There’s something about reading that is beyond simple words on a page. Something that is more than arbitrary sentences strung together by chance. In a book, a story is unraveled, a voice is heard. Personally, I feel that having a real book, not an eBook or a digital book, helps accentuate that experience. Somehow, when holding a physical book with pages and a spine, the stories held within come alive. The seemingly tangible reality, that feels so real, trumps the distant, elusive, digital one.
The feeling of authenticity from analog experiences frequently upstages the synthetic happening of a digital one. Think of writing a letter. The analog experience is something noble, rewarding and timeless. The act of physically writing on a piece of paper, addressing an envelope and mailing it is a special experience. Even record players – the feeling of placing that sharp needle on a freshly unwrapped vinyl and hearing the smooth bloom of music is a feeling that iTunes simply cannot replace. The touch of real ivory piano keys can never be exchanged with hard plastic ones. The natural music created by the contact of fabric to a string cannot be mimicked by an edited, synthesized sound.
People are attracted to these tangible things because they allow personalities to blossom. They allow a spark of human ingenuity to be seen. The very knowledge of working a record player merits an applause nowadays, while any person can press play on Spotify. There is so much personality in old-fashioned, tangible skills that is to be respected. When someone writes a letter, the time, thought, and presence are all appreciated more than a casual email.
With that being said, the digital world allows us to expand on our personality’s creativity in a different way. When I read the New York Times article that morning, it wasn’t possible without the conveniences of the digital world at my fingertips. What I am doing now, Blogging, allows me to get my thoughts out to an audience that I couldn’t imagine without the help of a computer. Abstract photography can now be shared in an instant through uploads on Facebook. Pandora radio allows me to hear all the music I know and love. And innovative videos sharing new ideas would never be seen without YouTube. In short, we need the digital world to help us expand our creative potential.

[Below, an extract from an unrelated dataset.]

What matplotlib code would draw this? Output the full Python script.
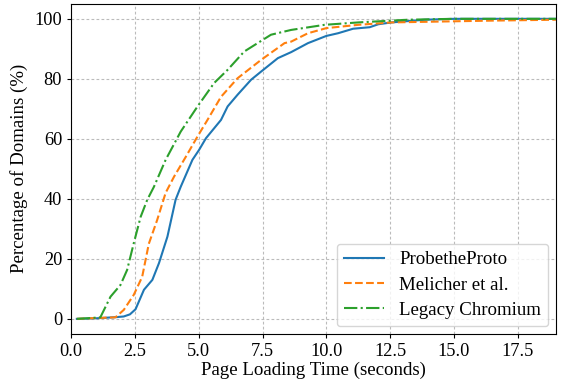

Ultimately, however, the warm, personalized feeling of analog, and the creativity of digital both work together to create a harmony of outlets for human expression. One without the other isn’t sufficient. Find the traditional art form that digital platforms can’t replace, but still embrace the technology that allows creativity to expand and develop. The combination of the two is a fusion of art and potential – a fusion that is unique and rewarding to experience.